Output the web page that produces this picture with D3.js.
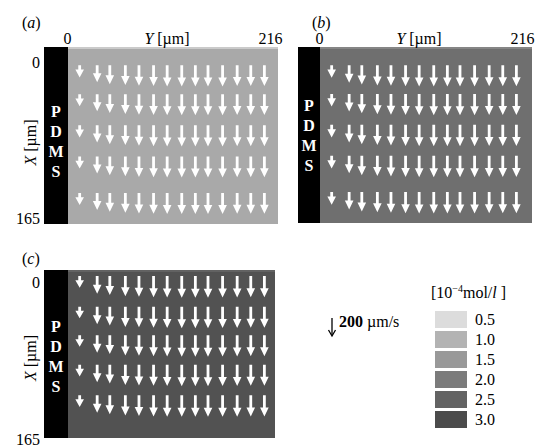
<!DOCTYPE html>
<html>
<head>
<meta charset="utf-8">
<script src="https://cdn.jsdelivr.net/npm/d3@7"></script>
<style>
  body { margin: 0; background: #fff; }
  svg text { font-family: "Liberation Serif", "Times New Roman", serif; }
</style>
</head>
<body>
<script>
'use strict'
// data
var panelNames = ["a", "b", "c"];
var panelConc = [1.2, 2.25, 2.85];             // background concentration [1e-4 mol/l]
var colY = [12, 30, 43, 59, 73, 88, 102, 117, 131, 144, 159, 174, 188, 202];  // arrow columns, Y [um]
var rowXab = [17, 44, 73, 102, 136];           // arrow rows for (a),(b), X [um]
var rowXc = [6, 36, 64, 93, 123];              // arrow rows for (c)
var velA = [135, 190, 210, 220, 228, 232, 235, 235, 235, 235, 235, 232, 232, 232];  // um/s
var velB = [140, 195, 215, 225, 230, 235, 238, 238, 238, 238, 238, 235, 235, 235];
var velC = [130, 195, 210, 225, 230, 235, 238, 240, 240, 240, 238, 238, 235, 235];
var yTicks = [0, 216];
var xTicks = [0, 165];
var legendConc = [0.5, 1.0, 1.5, 2.0, 2.5, 3.0];
var legendGray = ["#dcdcdc", "#b3b3b3", "#999999", "#7b7b7b", "#636363", "#4b4b4b"];
var refVel = 200;

var W = 549, H = 447;
var FS = 16;
var svg = d3.select("body").append("svg").attr("width", W).attr("height", H);

// concentration -> gray
var color = d3.scaleLinear().domain(legendConc).range(legendGray).clamp(true);
// velocity -> arrow length in px (200 um/s ~ 18 px)
var len = d3.scaleLinear().domain([0, refVel]).range([0, 18]);

// frame of each panel (pixels)
var frames = [
  {px: 44, fx0: 68, fx1: 278, top: 47, bot: 224, rows: rowXab, vel: velA, topAxis: true, leftAxis: true,
   lab: [22, 28], xl: [62, 218], pdms: 112},
  {px: 298, fx0: 320, fx1: 532, top: 47, bot: 223, rows: rowXab, vel: velB, topAxis: true, leftAxis: false,
   lab: [312, 28], xl: null, pdms: 106},
  {px: 44, fx0: 68, fx1: 275, top: 270, bot: 438, rows: rowXc, vel: velC, topAxis: false, leftAxis: true,
   lab: [22, 264], xl: [282, 439], pdms: 327}
];

function arrowPath(x, y0, L) {
  var hl = Math.min(9, L * 0.65), hw = 4.3, sw = 1.4;
  var y1 = y0 + L, yh = y1 - hl;
  return "M" + (x - sw) + "," + y0 + "L" + (x + sw) + "," + y0 + "L" + (x + sw) + "," + yh +
    "L" + (x + hw) + "," + yh + "L" + x + "," + y1 + "L" + (x - hw) + "," + yh +
    "L" + (x - sw) + "," + yh + "Z";
}

frames.forEach(function(f, i) {
  var g = svg.append("g");
  var yS = d3.scaleLinear().domain([0, 216]).range([f.fx0, f.fx0 + 210]);
  var xS = d3.scaleLinear().domain([0, 165]).range([f.top, f.bot]);

  // field
  g.append("rect").attr("x", f.fx0).attr("y", f.top).attr("width", f.fx1 - f.fx0).attr("height", f.bot - f.top)
    .attr("fill", color(panelConc[i]));
  g.append("rect").attr("x", f.fx0).attr("y", f.top).attr("width", f.fx1 - f.fx0).attr("height", 2)
    .attr("fill", d3.color(color(panelConc[i])).brighter(0.5));
  // PDMS wall
  g.append("rect").attr("x", f.px).attr("y", f.top).attr("width", f.fx0 - f.px).attr("height", f.bot - f.top)
    .attr("fill", "#000");
  g.selectAll("text.pdms").data(["P", "D", "M", "S"]).enter().append("text")
    .attr("class", "pdms")
    .attr("x", (f.px + f.fx0) / 2).attr("y", function(d, k) { return f.pdms + 5 + k * 20; })
    .attr("text-anchor", "middle").attr("fill", "#fff").attr("font-weight", "bold").attr("font-size", FS)
    .text(function(d) { return d; });

  // arrows
  var pts = [];
  f.rows.forEach(function(rx) { colY.forEach(function(cy, c) { pts.push({X: rx, Y: cy, v: f.vel[c]}); }); });
  g.selectAll("path.arr").data(pts).enter().append("path")
    .attr("class", "arr").attr("fill", "#fff")
    .attr("d", function(d) { return arrowPath(yS(d.Y), xS(d.X), len(d.v)); });

  // panel label
  var pl = g.append("text").attr("x", f.lab[0]).attr("y", f.lab[1]).attr("font-size", FS);
  pl.append("tspan").text("(");
  pl.append("tspan").attr("font-style", "italic").text(panelNames[i]);
  pl.append("tspan").text(")");

  if (f.topAxis) {
    var yl = d3.scaleLinear().domain([0, 216]).range([f.fx0 - 1, f.fx0 + 202]);
    var ax = g.append("g").attr("transform", "translate(0," + (f.top - 3) + ")")
      .call(d3.axisTop(yl).tickValues(yTicks).tickSize(0).tickPadding(0).tickFormat(d3.format("d")));
    ax.select(".domain").remove();
    ax.selectAll("text").attr("font-size", FS).attr("font-family", "Liberation Serif").attr("fill", "#000");
    var t = g.append("text").attr("x", f.fx0 + 99).attr("y", f.top - 3).attr("text-anchor", "middle").attr("font-size", FS);
    t.append("tspan").attr("font-style", "italic").text("Y");
    t.append("tspan").text(" [\u00b5m]");
  }
  if (f.leftAxis) {
    var xl = d3.scaleLinear().domain([0, 165]).range(f.xl);
    var axl = g.append("g").attr("transform", "translate(" + (f.px - 4) + ",0)")
      .call(d3.axisLeft(xl).tickValues(xTicks).tickSize(0).tickPadding(0).tickFormat(d3.format("d")));
    axl.select(".domain").remove();
    axl.selectAll("text").attr("font-size", FS).attr("font-family", "Liberation Serif").attr("fill", "#000");
    var cy = (f.top + f.bot) / 2 + (i == 0 ? 7 : 4);
    var xt = g.append("text").attr("transform", "translate(" + 36 + "," + cy + ") rotate(-90)")
      .attr("text-anchor", "middle").attr("font-size", FS);
    xt.append("tspan").attr("font-style", "italic").text("X");
    xt.append("tspan").text(" [\u00b5m]");
  }
});

// velocity reference
var lg = svg.append("g");
var ax0 = 332, ay0 = 318, ay1 = ay0 + len(refVel);
lg.append("line").attr("x1", ax0).attr("x2", ax0).attr("y1", ay0).attr("y2", ay1 - 1)
  .attr("stroke", "#000").attr("stroke-width", 1.3);
lg.append("path").attr("d", "M" + (ax0 - 3.5) + "," + (ay1 - 6) + "L" + ax0 + "," + ay1 + "L" + (ax0 + 3.5) + "," + (ay1 - 6))
  .attr("fill", "none").attr("stroke", "#000").attr("stroke-width", 1.3);
var vt = lg.append("text").attr("x", 339).attr("y", 327).attr("font-size", FS);
vt.append("tspan").attr("font-weight", "bold").text(refVel);
vt.append("tspan").text(" \u00b5m/s");

// concentration legend
var ht = lg.append("text").attr("x", 431).attr("y", 298).attr("font-size", FS);
ht.append("tspan").text("[10");
ht.append("tspan").attr("font-size", 10).attr("dy", -6).text("\u22124");
ht.append("tspan").attr("dy", 6).text("mol/");
ht.append("tspan").attr("font-style", "italic").text("l");
ht.append("tspan").text(" ]");

var ly = d3.scaleBand().domain(legendConc).range([311, 428]).paddingInner(0.15);
lg.selectAll("rect.sw").data(legendConc).enter().append("rect")
  .attr("class", "sw").attr("x", 435).attr("y", function(d) { return ly(d); })
  .attr("width", 32).attr("height", ly.bandwidth()).attr("fill", function(d) { return color(d); });
lg.selectAll("text.sl").data(legendConc).enter().append("text")
  .attr("class", "sl").attr("x", 475).attr("y", function(d) { return ly(d) + ly.bandwidth() / 2 + 5; })
  .attr("font-size", FS).text(function(d) { return d3.format(".1f")(d); });
</script>
</body>
</html>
= = = = =
__THE PROBLEM__. Search the lines above for the string "picture" and copy each line that has it.

__TASK SOLUTION__.
Output the web page that produces this picture with D3.js.

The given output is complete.